If passing the query in the URL is not satisfactory, what other option do we have? Well, to not pass the query in the URL!

This is the approach called a "persisted query": We store the query in the server, and use an identifier (such as a numeric ID, or a unique string produced by applying a hashing algorithm with the query as input) to retrieve it. Finally, we pass this identifier as the URL parameter, instead of the query.

For instance, the query could be identified with ID 2908 (or a hash such as "50ac3e81"), and then we execute the GET operation against URL /graphql?id=2908. The GraphQL server will then retrieve the query corresponding to this ID, execute it, and return the results.

Gato GraphQL makes it even simpler: a persisted query is implemented as a custom post type, so we can create one and publish it as any regular post, and the slug we choose (which is by default based on the title we input) will become its identifier. Persisted queries make implementing HTTP caching trivial.

Calculating the max-age value

HTTP Caching works by sending the Cache-Control header in the response, with a max-age value indicating the amount of time the response must be cached, or no-store indicating to not cache it.

How will the GraphQL server calculate the max-age value for the query, considering that different fields can have different max-age values?

The response is: Get the max-age value for all fields requested in the query, and find out which is the lowest one. That will be the response's max-age.
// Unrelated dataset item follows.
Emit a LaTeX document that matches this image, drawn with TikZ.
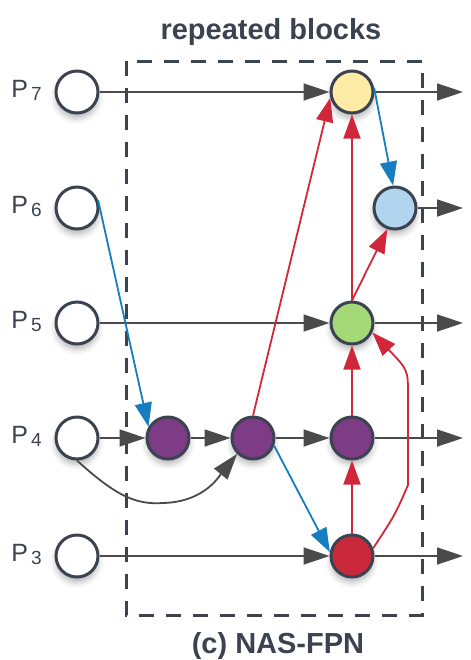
\documentclass[tikz,border=0pt]{standalone}
\usepackage{fontspec}
\setmainfont{Liberation Sans}
\usetikzlibrary{arrows.meta,shadows.blur}
\definecolor{ink}{HTML}{3B4350}
\definecolor{wire}{HTML}{4A4A4A}
\definecolor{redline}{HTML}{D0283A}
\definecolor{blueline}{HTML}{157DC0}
\definecolor{fillY}{HTML}{FDEBA6}
\definecolor{fillB}{HTML}{B2D5EF}
\definecolor{fillG}{HTML}{A4D977}
\definecolor{fillM}{HTML}{7E3C86}
\definecolor{fillR}{HTML}{C9283A}
\newcommand\pidx[1]{\kern1.5pt\raisebox{-1.8pt}{\fontsize{9.5}{9.5}\selectfont#1}}

\begin{document}
\begin{tikzpicture}[x=0.5pt, y=-0.5pt, >={Triangle[length=13pt,width=8.5pt]},
  feat/.style={circle, draw=ink, line width=1.5pt, minimum size=21pt, inner sep=0pt,
    blur shadow={shadow xshift=0pt, shadow yshift=-2.5pt, shadow blur radius=3pt, shadow opacity=30}},
  plain/.style={->, draw=wire, line width=0.9pt},
  redarr/.style={->, draw=redline, line width=0.9pt, >={Triangle[length=12pt,width=8.5pt]}},
  bluearr/.style={->, draw=blueline, line width=0.9pt, >={Triangle[length=12pt,width=8.5pt]}},
  lbl/.style={text=ink, font=\fontsize{12.5}{14}\selectfont, anchor=base west, inner sep=0pt},
  caption/.style={text=ink, font=\bfseries\fontsize{14.5}{17}\selectfont, anchor=base}]
  \useasboundingbox (0,0) rectangle (471,660);

  % repeated block frame
  \draw[ink, line width=1.5pt, dash pattern=on 7.5pt off 6pt] (126,61) rectangle (422,615);
  \node[caption] (title) at (271,39) {repeated blocks};
  \node[caption] (cap) at (278,653) {(c) NAS-FPN};

  % input levels
  \foreach \lev/\yy in {7/92, 6/208, 5/323, 4/438, 3/556} {
    \node[feat, fill=white] (P\lev) at (77,\yy) {};
    \node[lbl] (L\lev) at (11,\yy+5) {P\pidx{\lev}};
  }

  % block nodes
  \node[feat, fill=fillY] (Y) at (352,92) {};
  \node[feat, fill=fillB] (B) at (395,208) {};
  \node[feat, fill=fillG] (G) at (352,323) {};
  \node[feat, fill=fillM] (M1) at (168,438) {};
  \node[feat, fill=fillM] (M2) at (253,438) {};
  \node[feat, fill=fillM] (M3) at (352,438) {};
  \node[feat, fill=fillR] (R) at (352,556) {};

  % outputs
  \foreach \src in {Y, B, G, M3, R} {
    \coordinate (O\src) at (463,0 |- \src);
    \draw[plain] (\src) -- (O\src);
  }

  % straight connections
  \draw[plain] (P7) -- (Y);
  \draw[plain] (P5) -- (G);
  \draw[plain] (P4) -- (M1);
  \draw[plain] (M1) -- (M2);
  \draw[plain] (M2) -- (M3);
  \draw[plain] (P3) -- (R);
  \draw[plain] (P4.south) .. controls (115,495) and (135,505) .. (163,503)
    .. controls (205,502) and (220,475) .. (M2.south west);

  % resampled inputs
  \draw[bluearr] (P6.20) -- (M1.150);
  \draw[bluearr] (M2.-20) -- (R.170);
  \draw[bluearr] (Y.10) -- (B.95);

  % sum operations
  \draw[redarr] (M2.north) -- (Y.195);
  \draw[redarr] (G.north) -- (Y.south);
  \draw[redarr] (G.north) -- (B.250);
  \draw[redarr] (M3.north) -- (G.south);
  \draw[redarr] (R.north) -- (M3.south);
  \draw[redarr] (R.20) .. controls (395,515) .. (408,485) -- (408,395)
    .. controls (408,370) .. (G.-25);
\end{tikzpicture}
\end{document}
For instance, let's say we have an entity of type User. Following the behavior assigned to this entity, we can assign for how long can the corresponding field be cached:

🛠 Its ID will never change ⇒ We give field id a max-age of 1 year

🛠 Its URL will be updated very randomly (if ever) ⇒ We give field url a max-age of 1 day

🛠 The person's name may change every now and then (eg: to add a status, or to say "Milton (wears a mask)") ⇒ We give field name a max-age of 1 hour

🛠 The user's karma on the site can change at all times (eg: after somebody upvotes their comment) ⇒ We give field karma a max-age of 1 minute

🛠 If querying the data from the logged-in user, then the response can't be cached at all (independently of whichever field we're fetching) ⇒ The max-age must be no-store

As a result, the response to the following GraphQL queries will have the following max-age values (for this example, we ignore the max-age for field Root.users, but in practice it will also be taken into account):

Querymax-age value
{
  users {
    id
  }
}
1 year
{
  users {
    id
    url
  }
}
1 day
{
  users {
    id
    url
    name
  }
}
1 hour
{
  users {
    id
    url
    name
    karma
  }
}
1 minute
{
  me {
    id
    url
    name
    karma
  }
}
no-store (don't cache)

Creating the Cache Control List

Once we have identified the max-age for each field, we input this information via a Cache Control List:

Defining a cache control policy

Gato GraphQL will then automatically calculate the response's max-age value, and send it back as the Cache-Control HTTP header.